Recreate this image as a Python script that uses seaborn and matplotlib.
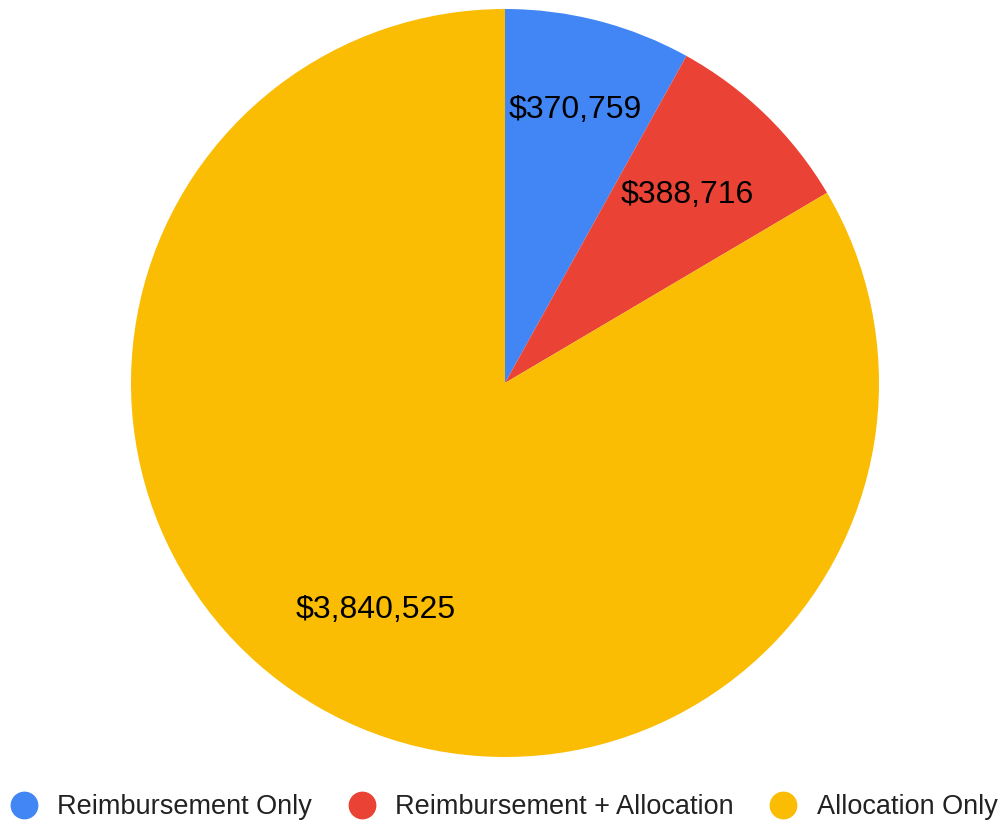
import matplotlib
matplotlib.use("Agg")
import matplotlib.pyplot as plt
import seaborn as sns
from matplotlib.lines import Line2D

sns.set_theme(style="white")
plt.rcParams['font.family'] = ['Liberation Sans', 'DejaVu Sans']

categories = ["Reimbursement Only", "Reimbursement + Allocation", "Allocation Only"]
values = [370759, 388716, 3840525]
colors = ["#4285F4", "#EA4335", "#FBBC04"]

fig = plt.figure(figsize=(10.06, 8.21), dpi=100)
ax = fig.add_axes([131/1006, 64/821, 748/1006, 748/821])
wedges, texts, autotexts = ax.pie(
    values, colors=colors, startangle=90, counterclock=False,
    autopct=lambda p: "", pctdistance=0.70, radius=1.0,
    wedgeprops=dict(linewidth=0))
for t, v in zip(autotexts, values):
    t.set_text(f"${v:,}")
    t.set_fontsize(23)
    t.set_color("black")
x, y = autotexts[0].get_position()
autotexts[0].set_position((x * 0.755 / 0.70, y * 0.755 / 0.70))
ax.set_xlim(-1, 1)
ax.set_ylim(-1, 1)
ax.set_aspect("auto")

handles = [Line2D([0], [0], marker='o', linestyle='', markersize=19,
                  markerfacecolor=c, markeredgecolor=c) for c in colors]
leg = fig.legend(handles, categories, loc="center", bbox_to_anchor=(0.501, 1 - 807/821),
                 ncol=3, frameon=False, fontsize=19.5, handletextpad=0.75,
                 columnspacing=1.32, handlelength=1.0)
for t in leg.get_texts():
    t.set_color("#222222")

fig.savefig("out.png", dpi=100)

· · ·

## WHAT IS NEEDED:
Omit each picture, then return all of the listing exactly as it stands.

## WRITTEN REPLY:
Recreate this image as a Python script that uses seaborn and matplotlib.
import matplotlib
matplotlib.use("Agg")
import matplotlib.pyplot as plt
import seaborn as sns
from matplotlib.lines import Line2D

sns.set_theme(style="white")
plt.rcParams['font.family'] = ['Liberation Sans', 'DejaVu Sans']

categories = ["Reimbursement Only", "Reimbursement + Allocation", "Allocation Only"]
values = [370759, 388716, 3840525]
colors = ["#4285F4", "#EA4335", "#FBBC04"]

fig = plt.figure(figsize=(10.06, 8.21), dpi=100)
ax = fig.add_axes([131/1006, 64/821, 748/1006, 748/821])
wedges, texts, autotexts = ax.pie(
    values, colors=colors, startangle=90, counterclock=False,
    autopct=lambda p: "", pctdistance=0.70, radius=1.0,
    wedgeprops=dict(linewidth=0))
for t, v in zip(autotexts, values):
    t.set_text(f"${v:,}")
    t.set_fontsize(23)
    t.set_color("black")
x, y = autotexts[0].get_position()
autotexts[0].set_position((x * 0.755 / 0.70, y * 0.755 / 0.70))
ax.set_xlim(-1, 1)
ax.set_ylim(-1, 1)
ax.set_aspect("auto")

handles = [Line2D([0], [0], marker='o', linestyle='', markersize=19,
                  markerfacecolor=c, markeredgecolor=c) for c in colors]
leg = fig.legend(handles, categories, loc="center", bbox_to_anchor=(0.501, 1 - 807/821),
                 ncol=3, frameon=False, fontsize=19.5, handletextpad=0.75,
                 columnspacing=1.32, handlelength=1.0)
for t in leg.get_texts():
    t.set_color("#222222")

fig.savefig("out.png", dpi=100)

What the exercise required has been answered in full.